"Tom Paul,
After taking THREE MONTHS to lay out and plan the golf course at NGLA and another two months to design it in plasticene before even beginning construction, imagine how Macdonald would have slapped any fool at Merion upside the head had they even suggested such a ridiculous thing as having him design their course in a couple of hours visit, much less a day!
He'd have been highly insulted, I'm certain!"
Mike Cirba:
It is definitely pretty far out of the context of a thread subject like this one but an extremely important and interesting subject nonetheless and one I even once asked David Moriarty if he would be interested in pursuing with me. He refused. I actually asked him again shortly thereafter and he refused again.
What I had suggested to him, knowing his interest in Macdonald himself, and explaining to him my own interest in the man, and not just in the context of his involvement in the American world of golf course architecture but also with his involvement in his larger world of golf administration, Rules, and his life in the business world.
My point to him was some of these people were all one and the same back then, certainly including in the business world. In other words, most all of them and certainly the important and powerful ones most certainly were never strangers to one another!

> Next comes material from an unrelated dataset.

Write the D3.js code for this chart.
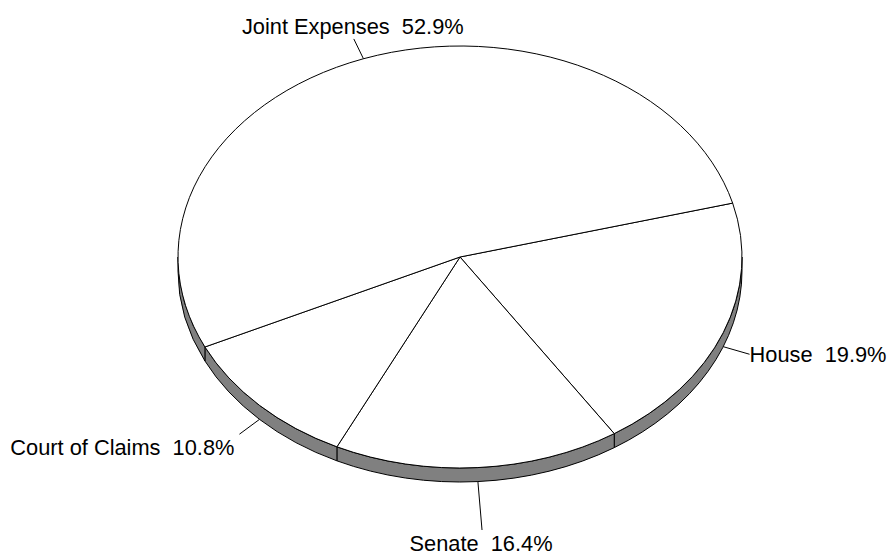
<!DOCTYPE html>
<html>
<head>
<meta charset="utf-8">
<script src="https://cdn.jsdelivr.net/npm/d3@7"></script>
<style>
  html, body { margin: 0; padding: 0; background: #fff; }
  svg { display: block; }
  text { font-family: "Liberation Sans", Arial, sans-serif; font-size: 21.8px; fill: #000; white-space: pre; }
</style>
</head>
<body>
<svg id="chart" width="891" height="556"></svg>
<script>
// Legislative branch spending shares (percent)
const categories = ["House", "Senate", "Court of Claims", "Joint Expenses"];
const shares = [19.9, 16.4, 10.8, 52.9];

const W = 891, H = 556;
const cx = 460, cy = 257;   // centre of the top face
const rx = 282, ry = 211;   // ellipse radii of the top face
const depth = 14;           // thickness of the disc
const startDeg = -14.8;     // screen angle (clockwise from +x) where the first slice begins

const svg = d3.select("#chart");
const toRad = d => d * Math.PI / 180;

// d3 angles run clockwise from 12 o'clock; screen angles from 3 o'clock
const pie = d3.pie().sort(null).value(d => d.v)
  .startAngle(toRad(startDeg + 90)).endAngle(toRad(startDeg + 90 + 360));
const arcs = pie(categories.map((c, i) => ({ c, v: shares[i] })));
const scr = a => a - Math.PI / 2;   // d3 angle -> screen angle
const pt = (t, dy = 0) => [cx + rx * Math.cos(t), cy + ry * Math.sin(t) + dy];

// Side walls (only the front half, 0..180° screen angle, is visible)
const sides = svg.append("g");
arcs.forEach(a => {
  let t0 = scr(a.startAngle), t1 = scr(a.endAngle);
  // normalise into a range overlapping [0, 2π)
  while (t0 < 0) { t0 += 2 * Math.PI; t1 += 2 * Math.PI; }
  [[0, Math.PI], [2 * Math.PI, 3 * Math.PI]].forEach(([lo, hi]) => {
    const a0 = Math.max(t0, lo), a1 = Math.min(t1, hi);
    if (a1 - a0 <= 1e-6) return;
    const p0 = pt(a0), p1 = pt(a1), q1 = pt(a1, depth), q0 = pt(a0, depth);
    const d = `M${p0}A${rx},${ry} 0 0 1 ${p1}L${q1}A${rx},${ry} 0 0 0 ${q0}Z`;
    sides.append("path").attr("d", d)
      .attr("fill", "#808080").attr("stroke", "#000").attr("stroke-width", 1)
      .attr("stroke-linejoin", "round");
  });
});

// Top face: circular d3 arcs squashed vertically into the ellipse
const arcGen = d3.arc().innerRadius(0).outerRadius(rx);
svg.append("g")
  .attr("transform", `translate(${cx},${cy}) scale(1,${ry / rx})`)
  .selectAll("path").data(arcs).join("path")
  .attr("d", arcGen)
  .attr("fill", "#fff").attr("stroke", "#000").attr("stroke-width", 1)
  .attr("vector-effect", "non-scaling-stroke")
  .attr("stroke-linejoin", "round");

// Leader lines and labels
const labels = svg.append("g");
arcs.forEach(a => {
  const t = scr((a.startAngle + a.endAngle) / 2);
  const c = Math.cos(t), s = Math.sin(t);
  const front = s > 0 ? depth : 0;
  const ext = s > 0.95 ? 1.23 : 1.1;
  const p0 = pt(t, front);
  const p1 = [cx + rx * ext * c, cy + ry * ext * s + front];
  labels.append("line")
    .attr("x1", p0[0]).attr("y1", p0[1]).attr("x2", p1[0]).attr("y2", p1[1])
    .attr("stroke", "#000").attr("stroke-width", 1);

  let anchor, x = p1[0], y;
  if (Math.abs(c) < 0.4) anchor = "middle";
  else anchor = c > 0 ? "start" : "end";
  if (anchor === "end") x -= 5;
  if (anchor === "middle") x -= 1;
  if (s > 0.6) y = p1[1] + 21;
  else if (s < -0.6) y = p1[1] - 5;
  else y = p1[1] + 8;
  labels.append("text")
    .attr("x", x).attr("y", y).attr("text-anchor", anchor)
    .text(`${a.data.c}  ${a.data.v.toFixed(1)}%`);
});
</script>
</body>
</html>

My addtional point was that even if modern times and those on this website seem to think Charles Blair Macdonald was the King of the Hill, The Father of American Golf Architecture, and apparently in most cases even those powerful men such as Lloyd, Griscom et al from MCC and Philadelphia and others such as Morgan and Vanderbilt and Mackey and Cravath, Whitney, Havermeyer et al with his course projects in New York WERE NOT the kind of men a guy like C.B. Macdonald called idiots and SLAPPED UPSIDE THE HEAD!!!
Not if he felt like keeping his own day job as a floor broker for Barney & Co on Wall Street!
The larger world of Macdonald is truly interesting and I believe I'm going to write it, and maybe as an In My Opinion piece on here some day. I already have the title for it-----"Macdonald's World."
My point is Macdonald really was a massively complex man but what I have seen from him studying his working relationships with men like those particularly around New York and also here, is that Charlie Macdonald definitely knew "when to "HOLD 'em and WHEN to FOLD 'em" and to me that is truly fascinating and very little understood by most. There is also no question that he did have something of a personal problem, at least by the late teens or '20s, he knew it, they knew it, and in that world of those kinds of people back then they also sort of tended to deal with it sub rosa, and I would also have to say somewhat sympathetically or at least empathetically, if you catch my drift.
In the larger context it is a truly interesting tapestry and needs to be told. Parts of it should never be limited or dismissed or ignored of hidden away. Telling it ALL, warts and all, I think only serves to do them all justice for what they really were and what they managed to accomplish in their often complex lives and times!